**What is asked**: Extract each line of the records below that contains the word "this".

**** Dataset extract

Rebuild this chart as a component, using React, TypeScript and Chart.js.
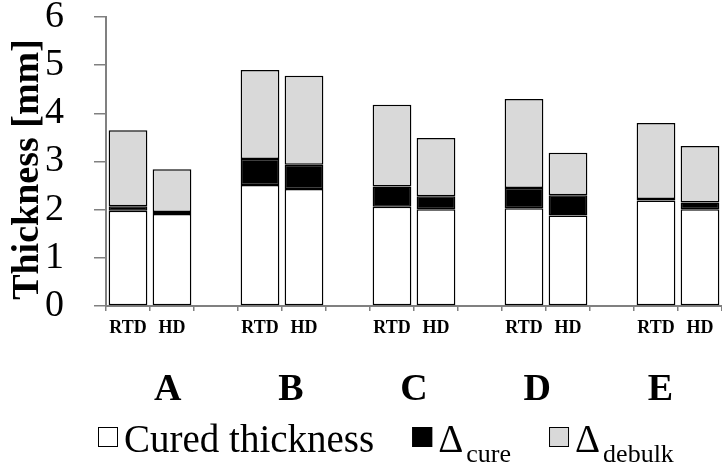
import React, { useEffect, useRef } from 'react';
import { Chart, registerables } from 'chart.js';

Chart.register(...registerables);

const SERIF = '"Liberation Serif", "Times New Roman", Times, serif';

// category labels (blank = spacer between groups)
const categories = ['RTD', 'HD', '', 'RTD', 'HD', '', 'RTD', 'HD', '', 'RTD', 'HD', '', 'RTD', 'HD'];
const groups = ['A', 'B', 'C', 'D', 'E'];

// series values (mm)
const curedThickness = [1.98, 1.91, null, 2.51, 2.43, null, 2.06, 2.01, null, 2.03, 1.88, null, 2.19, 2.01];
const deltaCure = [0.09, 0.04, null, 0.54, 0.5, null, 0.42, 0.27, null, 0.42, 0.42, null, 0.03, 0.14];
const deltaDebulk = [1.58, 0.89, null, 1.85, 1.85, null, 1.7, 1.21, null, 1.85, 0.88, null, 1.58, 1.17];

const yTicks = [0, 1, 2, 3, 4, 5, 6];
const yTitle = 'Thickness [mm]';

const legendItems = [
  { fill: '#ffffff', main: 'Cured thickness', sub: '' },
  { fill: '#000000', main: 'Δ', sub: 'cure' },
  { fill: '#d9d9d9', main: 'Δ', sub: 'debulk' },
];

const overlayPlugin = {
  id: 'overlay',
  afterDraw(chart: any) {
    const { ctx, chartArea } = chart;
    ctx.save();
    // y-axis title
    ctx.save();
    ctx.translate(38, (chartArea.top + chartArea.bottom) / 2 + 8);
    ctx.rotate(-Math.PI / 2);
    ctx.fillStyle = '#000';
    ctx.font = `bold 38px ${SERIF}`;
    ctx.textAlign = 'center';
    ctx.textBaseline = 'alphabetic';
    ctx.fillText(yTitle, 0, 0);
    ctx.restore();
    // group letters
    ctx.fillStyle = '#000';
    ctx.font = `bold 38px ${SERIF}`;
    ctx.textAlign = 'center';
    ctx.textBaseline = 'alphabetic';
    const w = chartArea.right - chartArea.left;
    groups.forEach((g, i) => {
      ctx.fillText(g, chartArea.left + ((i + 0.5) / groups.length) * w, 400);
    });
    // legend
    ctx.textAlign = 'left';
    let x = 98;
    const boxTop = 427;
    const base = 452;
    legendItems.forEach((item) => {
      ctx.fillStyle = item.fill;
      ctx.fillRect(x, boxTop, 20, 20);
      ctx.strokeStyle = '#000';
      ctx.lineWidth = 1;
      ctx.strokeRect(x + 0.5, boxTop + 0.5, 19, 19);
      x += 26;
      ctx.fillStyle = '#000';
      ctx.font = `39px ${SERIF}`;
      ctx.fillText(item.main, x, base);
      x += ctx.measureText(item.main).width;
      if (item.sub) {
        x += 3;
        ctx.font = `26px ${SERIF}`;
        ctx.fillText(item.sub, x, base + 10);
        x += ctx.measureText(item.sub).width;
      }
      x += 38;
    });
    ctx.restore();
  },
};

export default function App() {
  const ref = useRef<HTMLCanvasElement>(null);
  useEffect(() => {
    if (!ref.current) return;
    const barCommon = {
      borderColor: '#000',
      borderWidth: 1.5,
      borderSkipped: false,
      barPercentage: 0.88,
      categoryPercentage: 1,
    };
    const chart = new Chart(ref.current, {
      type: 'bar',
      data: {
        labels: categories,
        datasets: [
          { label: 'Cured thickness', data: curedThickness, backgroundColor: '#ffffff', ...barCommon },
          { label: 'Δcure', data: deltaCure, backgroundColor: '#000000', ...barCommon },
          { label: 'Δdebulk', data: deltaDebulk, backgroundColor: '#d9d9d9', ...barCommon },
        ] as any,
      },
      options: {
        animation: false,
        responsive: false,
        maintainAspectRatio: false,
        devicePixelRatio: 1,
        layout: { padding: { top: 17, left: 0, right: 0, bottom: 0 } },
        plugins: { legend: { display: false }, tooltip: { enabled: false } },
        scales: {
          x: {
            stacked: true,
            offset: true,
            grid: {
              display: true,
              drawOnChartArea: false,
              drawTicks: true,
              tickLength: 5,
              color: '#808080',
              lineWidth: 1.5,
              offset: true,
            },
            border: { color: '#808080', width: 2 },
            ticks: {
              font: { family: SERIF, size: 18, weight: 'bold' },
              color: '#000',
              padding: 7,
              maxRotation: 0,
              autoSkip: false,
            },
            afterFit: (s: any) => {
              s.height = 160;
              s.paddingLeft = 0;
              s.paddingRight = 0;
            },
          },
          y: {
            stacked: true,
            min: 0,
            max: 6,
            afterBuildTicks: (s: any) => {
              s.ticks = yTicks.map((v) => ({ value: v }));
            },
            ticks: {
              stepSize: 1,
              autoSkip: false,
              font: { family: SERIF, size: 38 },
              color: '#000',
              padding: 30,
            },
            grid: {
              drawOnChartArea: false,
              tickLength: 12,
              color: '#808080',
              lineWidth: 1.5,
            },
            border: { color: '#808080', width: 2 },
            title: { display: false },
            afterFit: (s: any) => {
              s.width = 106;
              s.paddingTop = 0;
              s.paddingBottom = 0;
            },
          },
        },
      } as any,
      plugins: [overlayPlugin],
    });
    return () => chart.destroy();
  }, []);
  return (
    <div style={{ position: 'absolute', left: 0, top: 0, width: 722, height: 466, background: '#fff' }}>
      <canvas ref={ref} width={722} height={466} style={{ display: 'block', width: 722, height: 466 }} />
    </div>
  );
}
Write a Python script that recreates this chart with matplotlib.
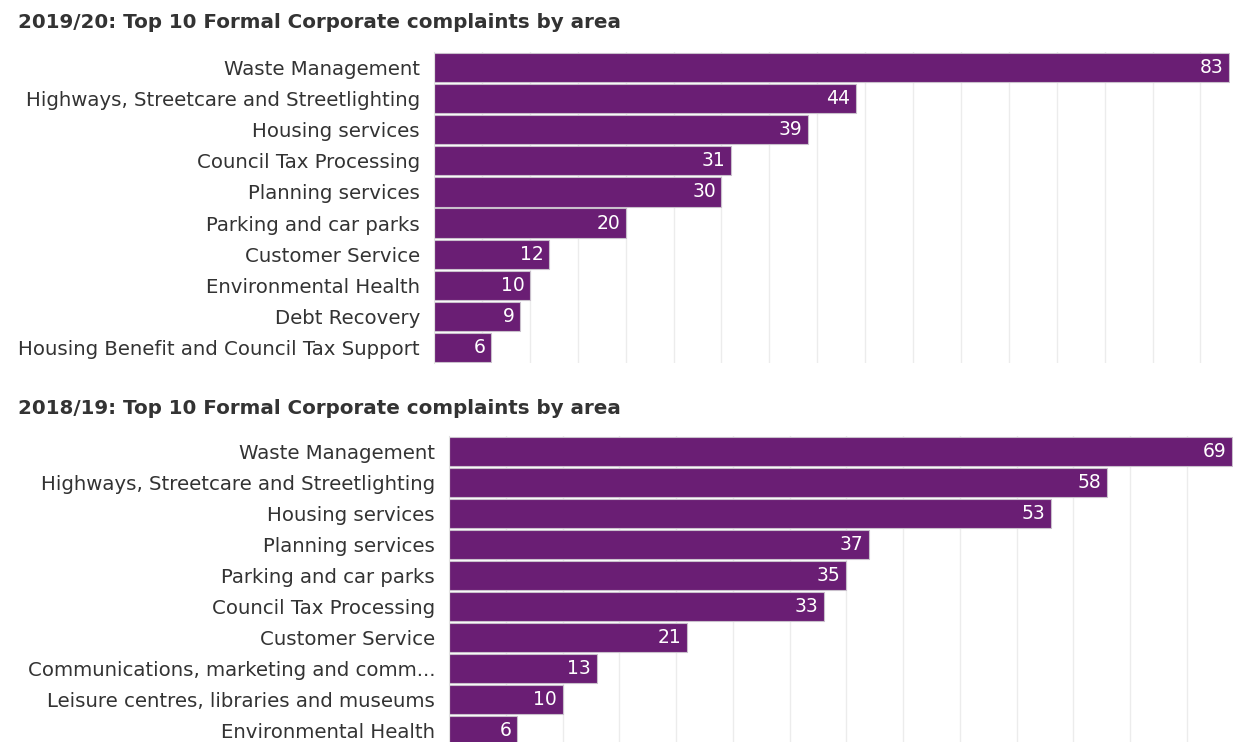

********

**Solution to the exercise**:
Rebuild this chart as a component, using React, TypeScript and Chart.js.
Write a Python script that recreates this chart with matplotlib.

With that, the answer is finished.